The steady-state consumption wedge becomes more negative, approximately linearly in magnitude, since \(\Delta^{(1)} \propto -\mu_\theta v_x \sigma_x^2\) and \(v_x\) is approximately constant for small \(\mu_\theta\).

Finally, consider how the robust value function itself changes with \(\mu_\theta\).

vx_0 = create_belief_model(μ_θ=0).vx
vx_15 = create_belief_model(μ_θ=15).vx
print(f"v_x at μ_θ = 0:   {vx_0:.8f}")
print(f"v_x at μ_θ = 15:  {vx_15:.8f}")
print(f"relative change:  {(vx_15 - vx_0) / vx_0:.2e}")

v_x at μ_θ = 0:   0.03868472
v_x at μ_θ = 15:  0.03868292
relative change:  -4.65e-05

The slope \(v_x\) falls as \(\mu_\theta\) rises — the quadratic term in the Riccati equation lowers the marginal value of the state — but the change is on the order of \(10^{-5}\) in relative terms, because the quadratic term is scaled by \(\sigma_x^2\).
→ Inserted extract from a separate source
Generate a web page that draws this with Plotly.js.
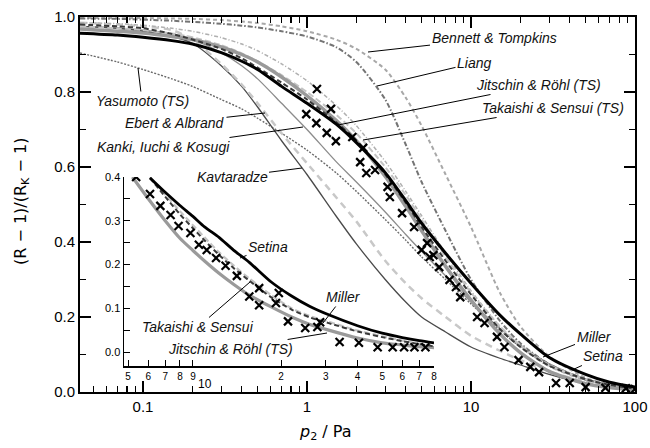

The robust value function therefore differs from its rational-expectations counterpart mainly through the constant \(v_q\), which falls as the variance penalty grows.

Because \(v_x\) is nearly constant, the drift and the wedge are approximately linear in \(\mu_\theta\), which is what both panels show.